Start ROWS

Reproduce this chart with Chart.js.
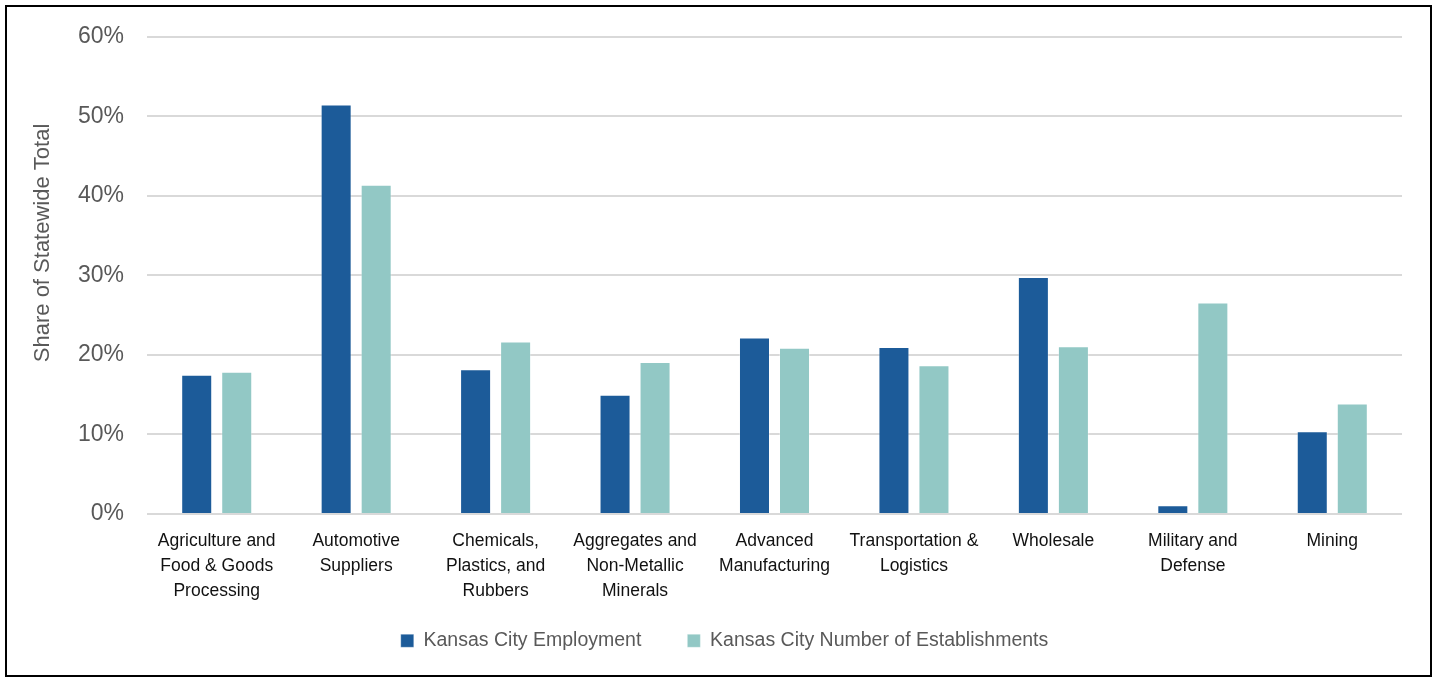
<!DOCTYPE html>
<html>
<head>
<meta charset="utf-8">
<title>Kansas City share of statewide total</title>
<script src="https://cdn.jsdelivr.net/npm/chart.js@4.4.1/dist/chart.umd.min.js"></script>
<style>
  html, body { margin: 0; padding: 0; background: #ffffff; }
  #wrap { position: relative; width: 1437px; height: 677px; overflow: hidden; }
  #c { position: absolute; left: 0; top: 0; width: 1437px; height: 677px; }
  #frame {
    position: absolute; left: 5px; top: 5px; width: 1427px; height: 672px;
    border: 2px solid #000; box-sizing: border-box; pointer-events: none;
  }
</style>
</head>
<body>
<div id="wrap">
  <canvas id="c" width="1437" height="677"></canvas>
  <div id="frame"></div>
</div>
<script>
// Industry groups (multi-line tick labels)
const categories = [
  ["Agriculture and", "Food & Goods", "Processing"],
  ["Automotive", "Suppliers"],
  ["Chemicals,", "Plastics, and", "Rubbers"],
  ["Aggregates and", "Non-Metallic", "Minerals"],
  ["Advanced", "Manufacturing"],
  ["Transportation &", "Logistics"],
  ["Wholesale"],
  ["Military and", "Defense"],
  ["Mining"]
];

// Kansas City share of the statewide total, in percent
const employment     = [17.5, 51.5, 18.2, 15.0, 22.2, 21.0, 29.8, 1.1, 10.4];
const establishments = [17.9, 41.4, 21.7, 19.1, 20.9, 18.7, 21.1, 26.6, 13.9];

const seriesNames = ["Kansas City Employment", "Kansas City Number of Establishments"];
const yMin = 0, yMax = 60, yStep = 10;
const axisTitle = "Share of Statewide Total";

const FONT = '"Liberation Sans", Arial, sans-serif';

// Rotated title beside the value axis
const axisTitlePlugin = {
  id: 'axisTitle',
  afterDraw(chart) {
    const { ctx, chartArea } = chart;
    ctx.save();
    ctx.translate(43, chartArea.top + (chartArea.bottom - chartArea.top) * 0.432);
    ctx.rotate(-Math.PI / 2);
    ctx.font = '22px ' + FONT;
    ctx.fillStyle = '#595959';
    ctx.textAlign = 'center';
    ctx.textBaseline = 'middle';
    ctx.fillText(axisTitle, 0, 0);
    ctx.restore();
  }
};

// Let the three-line category labels run below the axis box without being clipped
const labelRoomPlugin = {
  id: 'labelRoom',
  afterLayout(chart) {
    const x = chart.scales.x;
    x.bottom = x.top + 100;
  }
};

new Chart(document.getElementById('c'), {
  type: 'bar',
  data: {
    labels: categories,
    datasets: [
      {
        label: seriesNames[0],
        data: employment,
        backgroundColor: '#1c5b99',
        borderColor: 'rgba(255,255,255,0.3)',
        borderWidth: 1
      },
      {
        label: seriesNames[1],
        data: establishments,
        backgroundColor: '#92c8c5',
        borderColor: 'rgba(255,255,255,0.3)',
        borderWidth: 1
      }
    ]
  },
  options: {
    responsive: false,
    animation: false,
    devicePixelRatio: 1,
    categoryPercentage: 0.574,
    barPercentage: 0.775,
    layout: { padding: { top: 35, right: 35, bottom: 16.5, left: 47 } },
    plugins: {
      legend: {
        position: 'bottom',
        labels: {
          boxWidth: 13,
          boxHeight: 13,
          padding: 46,
          color: '#595959',
          font: { family: FONT, size: 19.5 }
        }
      },
      tooltip: { enabled: false },
      title: { display: false }
    },
    scales: {
      x: {
        grid: { display: false, drawTicks: false },
        border: { display: false },
        ticks: {
          color: '#111111',
          padding: 14.5,
          autoSkip: false,
          maxRotation: 0,
          minRotation: 0,
          font: { family: FONT, size: 17.5, lineHeight: '25px' }
        },
        afterFit(scale) { scale.height = 71; }
      },
      y: {
        min: yMin,
        max: yMax,
        grid: { color: '#d9d9d9', lineWidth: 2, drawTicks: false },
        border: { display: false },
        ticks: {
          stepSize: yStep,
          color: '#595959',
          padding: 23,
          font: { family: FONT, size: 23 },
          callback: (v) => v + '%'
        },
        afterFit(scale) { scale.width = 100; }
      }
    }
  },
  plugins: [axisTitlePlugin, labelRoomPlugin]
});
</script>
</body>
</html>
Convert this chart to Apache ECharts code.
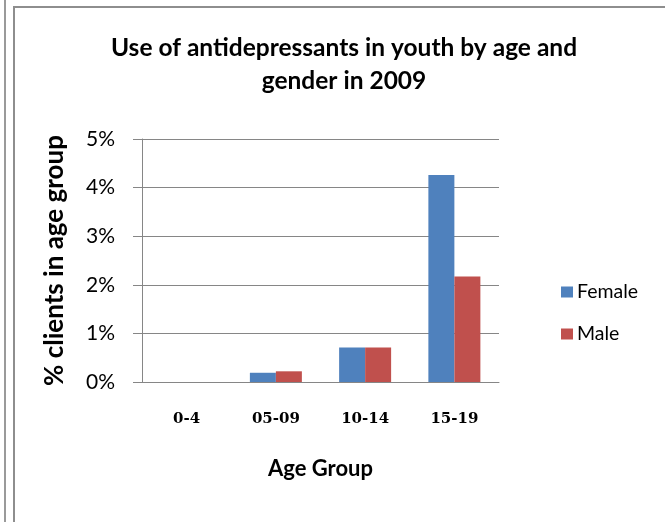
<!DOCTYPE html>
<html>
<head>
<meta charset="utf-8">
<script src="https://cdn.jsdelivr.net/npm/echarts@6/dist/echarts.min.js"></script>
<style>html,body{margin:0;padding:0;background:#fff}#c{width:665px;height:522px}</style>
</head>
<body>
<div id="c"></div>
<script>
const categories = ['0-4', '05-09', '10-14', '15-19'];
const femaleValues = [0, 0.0019, 0.0071, 0.0426];
const maleValues = [0, 0.0022, 0.0071, 0.0217];
const seriesNames = ['Female', 'Male'];
const titleText = 'Use of antidepressants in youth by age and\ngender in 2009';
const yAxisName = '% clients in age group';
const xAxisName = 'Age Group';

const chart = echarts.init(document.getElementById('c'), null, {renderer: 'canvas'});
const axisColor = '#868686';
chart.setOption({
  animation: false,
  backgroundColor: '#fff',
  graphic: [
    {type: 'line', shape: {x1: 5, y1: 0, x2: 5, y2: 522}, style: {stroke: '#9a9a9a', lineWidth: 2}},
    {type: 'rect', shape: {x: 14, y: 7, width: 700, height: 600}, style: {fill: 'none', stroke: '#8e8e8e', lineWidth: 2}}
  ],
  title: {
    text: titleText,
    left: 339,
    textAlign: 'center',
    top: 27,
    textStyle: {fontFamily: 'Lato', fontWeight: 'bold', fontSize: 24.5, lineHeight: 33, color: '#000'}
  },
  legend: {
    orient: 'vertical',
    left: 561,
    top: 282,
    padding: 0,
    itemWidth: 12,
    itemHeight: 11,
    itemGap: 22,
    icon: 'rect',
    textStyle: {fontFamily: 'Lato', fontSize: 19.5, color: '#000', padding: [0, 0, 0, -1]},
    data: seriesNames
  },
  grid: {left: 142, right: 166, top: 139, bottom: 140, containLabel: false},
  xAxis: {
    type: 'category',
    data: categories,
    name: xAxisName,
    nameLocation: 'middle',
    nameGap: 76,
    nameTextStyle: {fontFamily: 'Lato', fontWeight: 'bold', fontSize: 22, color: '#000'},
    axisLine: {lineStyle: {color: axisColor, width: 1}},
    axisTick: {show: false},
    axisLabel: {margin: 30, fontFamily: 'DejaVu Serif', fontWeight: 'bold', fontSize: 15, color: '#000'}
  },
  yAxis: {
    type: 'value',
    min: 0,
    max: 0.05,
    interval: 0.01,
    name: yAxisName,
    nameLocation: 'middle',
    nameGap: 74,
    nameTextStyle: {fontFamily: 'Lato', fontWeight: 'bold', fontSize: 26, color: '#000'},
    axisLine: {show: true, lineStyle: {color: axisColor, width: 1}},
    axisTick: {show: true, length: 9, lineStyle: {color: axisColor}},
    splitLine: {lineStyle: {color: axisColor, width: 1}},
    axisLabel: {
      margin: 27,
      fontFamily: 'Lato',
      fontSize: 21,
      color: '#000',
      formatter: v => Math.round(v * 100) + '%'
    }
  },
  series: [
    {name: seriesNames[0], type: 'bar', data: femaleValues, barWidth: 26, barGap: '0%', itemStyle: {color: '#4F81BD'}},
    {name: seriesNames[1], type: 'bar', data: maleValues, barWidth: 26, barGap: '0%', itemStyle: {color: '#C0504D'}}
  ]
});
</script>
</body>
</html>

End ROWS

THE REQUEST: Print all the records again exactly; do not include any picture.

EXERCISE RESULT:
Reproduce this chart with Chart.js.
<!DOCTYPE html>
<html>
<head>
<meta charset="utf-8">
<title>Kansas City share of statewide total</title>
<script src="https://cdn.jsdelivr.net/npm/chart.js@4.4.1/dist/chart.umd.min.js"></script>
<style>
  html, body { margin: 0; padding: 0; background: #ffffff; }
  #wrap { position: relative; width: 1437px; height: 677px; overflow: hidden; }
  #c { position: absolute; left: 0; top: 0; width: 1437px; height: 677px; }
  #frame {
    position: absolute; left: 5px; top: 5px; width: 1427px; height: 672px;
    border: 2px solid #000; box-sizing: border-box; pointer-events: none;
  }
</style>
</head>
<body>
<div id="wrap">
  <canvas id="c" width="1437" height="677"></canvas>
  <div id="frame"></div>
</div>
<script>
// Industry groups (multi-line tick labels)
const categories = [
  ["Agriculture and", "Food & Goods", "Processing"],
  ["Automotive", "Suppliers"],
  ["Chemicals,", "Plastics, and", "Rubbers"],
  ["Aggregates and", "Non-Metallic", "Minerals"],
  ["Advanced", "Manufacturing"],
  ["Transportation &", "Logistics"],
  ["Wholesale"],
  ["Military and", "Defense"],
  ["Mining"]
];

// Kansas City share of the statewide total, in percent
const employment     = [17.5, 51.5, 18.2, 15.0, 22.2, 21.0, 29.8, 1.1, 10.4];
const establishments = [17.9, 41.4, 21.7, 19.1, 20.9, 18.7, 21.1, 26.6, 13.9];

const seriesNames = ["Kansas City Employment", "Kansas City Number of Establishments"];
const yMin = 0, yMax = 60, yStep = 10;
const axisTitle = "Share of Statewide Total";

const FONT = '"Liberation Sans", Arial, sans-serif';

// Rotated title beside the value axis
const axisTitlePlugin = {
  id: 'axisTitle',
  afterDraw(chart) {
    const { ctx, chartArea } = chart;
    ctx.save();
    ctx.translate(43, chartArea.top + (chartArea.bottom - chartArea.top) * 0.432);
    ctx.rotate(-Math.PI / 2);
    ctx.font = '22px ' + FONT;
    ctx.fillStyle = '#595959';
    ctx.textAlign = 'center';
    ctx.textBaseline = 'middle';
    ctx.fillText(axisTitle, 0, 0);
    ctx.restore();
  }
};

// Let the three-line category labels run below the axis box without being clipped
const labelRoomPlugin = {
  id: 'labelRoom',
  afterLayout(chart) {
    const x = chart.scales.x;
    x.bottom = x.top + 100;
  }
};

new Chart(document.getElementById('c'), {
  type: 'bar',
  data: {
    labels: categories,
    datasets: [
      {
        label: seriesNames[0],
        data: employment,
        backgroundColor: '#1c5b99',
        borderColor: 'rgba(255,255,255,0.3)',
        borderWidth: 1
      },
      {
        label: seriesNames[1],
        data: establishments,
        backgroundColor: '#92c8c5',
        borderColor: 'rgba(255,255,255,0.3)',
        borderWidth: 1
      }
    ]
  },
  options: {
    responsive: false,
    animation: false,
    devicePixelRatio: 1,
    categoryPercentage: 0.574,
    barPercentage: 0.775,
    layout: { padding: { top: 35, right: 35, bottom: 16.5, left: 47 } },
    plugins: {
      legend: {
        position: 'bottom',
        labels: {
          boxWidth: 13,
          boxHeight: 13,
          padding: 46,
          color: '#595959',
          font: { family: FONT, size: 19.5 }
        }
      },
      tooltip: { enabled: false },
      title: { display: false }
    },
    scales: {
      x: {
        grid: { display: false, drawTicks: false },
        border: { display: false },
        ticks: {
          color: '#111111',
          padding: 14.5,
          autoSkip: false,
          maxRotation: 0,
          minRotation: 0,
          font: { family: FONT, size: 17.5, lineHeight: '25px' }
        },
        afterFit(scale) { scale.height = 71; }
      },
      y: {
        min: yMin,
        max: yMax,
        grid: { color: '#d9d9d9', lineWidth: 2, drawTicks: false },
        border: { display: false },
        ticks: {
          stepSize: yStep,
          color: '#595959',
          padding: 23,
          font: { family: FONT, size: 23 },
          callback: (v) => v + '%'
        },
        afterFit(scale) { scale.width = 100; }
      }
    }
  },
  plugins: [axisTitlePlugin, labelRoomPlugin]
});
</script>
</body>
</html>
Convert this chart to Apache ECharts code.
<!DOCTYPE html>
<html>
<head>
<meta charset="utf-8">
<script src="https://cdn.jsdelivr.net/npm/echarts@6/dist/echarts.min.js"></script>
<style>html,body{margin:0;padding:0;background:#fff}#c{width:665px;height:522px}</style>
</head>
<body>
<div id="c"></div>
<script>
const categories = ['0-4', '05-09', '10-14', '15-19'];
const femaleValues = [0, 0.0019, 0.0071, 0.0426];
const maleValues = [0, 0.0022, 0.0071, 0.0217];
const seriesNames = ['Female', 'Male'];
const titleText = 'Use of antidepressants in youth by age and\ngender in 2009';
const yAxisName = '% clients in age group';
const xAxisName = 'Age Group';

const chart = echarts.init(document.getElementById('c'), null, {renderer: 'canvas'});
const axisColor = '#868686';
chart.setOption({
  animation: false,
  backgroundColor: '#fff',
  graphic: [
    {type: 'line', shape: {x1: 5, y1: 0, x2: 5, y2: 522}, style: {stroke: '#9a9a9a', lineWidth: 2}},
    {type: 'rect', shape: {x: 14, y: 7, width: 700, height: 600}, style: {fill: 'none', stroke: '#8e8e8e', lineWidth: 2}}
  ],
  title: {
    text: titleText,
    left: 339,
    textAlign: 'center',
    top: 27,
    textStyle: {fontFamily: 'Lato', fontWeight: 'bold', fontSize: 24.5, lineHeight: 33, color: '#000'}
  },
  legend: {
    orient: 'vertical',
    left: 561,
    top: 282,
    padding: 0,
    itemWidth: 12,
    itemHeight: 11,
    itemGap: 22,
    icon: 'rect',
    textStyle: {fontFamily: 'Lato', fontSize: 19.5, color: '#000', padding: [0, 0, 0, -1]},
    data: seriesNames
  },
  grid: {left: 142, right: 166, top: 139, bottom: 140, containLabel: false},
  xAxis: {
    type: 'category',
    data: categories,
    name: xAxisName,
    nameLocation: 'middle',
    nameGap: 76,
    nameTextStyle: {fontFamily: 'Lato', fontWeight: 'bold', fontSize: 22, color: '#000'},
    axisLine: {lineStyle: {color: axisColor, width: 1}},
    axisTick: {show: false},
    axisLabel: {margin: 30, fontFamily: 'DejaVu Serif', fontWeight: 'bold', fontSize: 15, color: '#000'}
  },
  yAxis: {
    type: 'value',
    min: 0,
    max: 0.05,
    interval: 0.01,
    name: yAxisName,
    nameLocation: 'middle',
    nameGap: 74,
    nameTextStyle: {fontFamily: 'Lato', fontWeight: 'bold', fontSize: 26, color: '#000'},
    axisLine: {show: true, lineStyle: {color: axisColor, width: 1}},
    axisTick: {show: true, length: 9, lineStyle: {color: axisColor}},
    splitLine: {lineStyle: {color: axisColor, width: 1}},
    axisLabel: {
      margin: 27,
      fontFamily: 'Lato',
      fontSize: 21,
      color: '#000',
      formatter: v => Math.round(v * 100) + '%'
    }
  },
  series: [
    {name: seriesNames[0], type: 'bar', data: femaleValues, barWidth: 26, barGap: '0%', itemStyle: {color: '#4F81BD'}},
    {name: seriesNames[1], type: 'bar', data: maleValues, barWidth: 26, barGap: '0%', itemStyle: {color: '#C0504D'}}
  ]
});
</script>
</body>
</html>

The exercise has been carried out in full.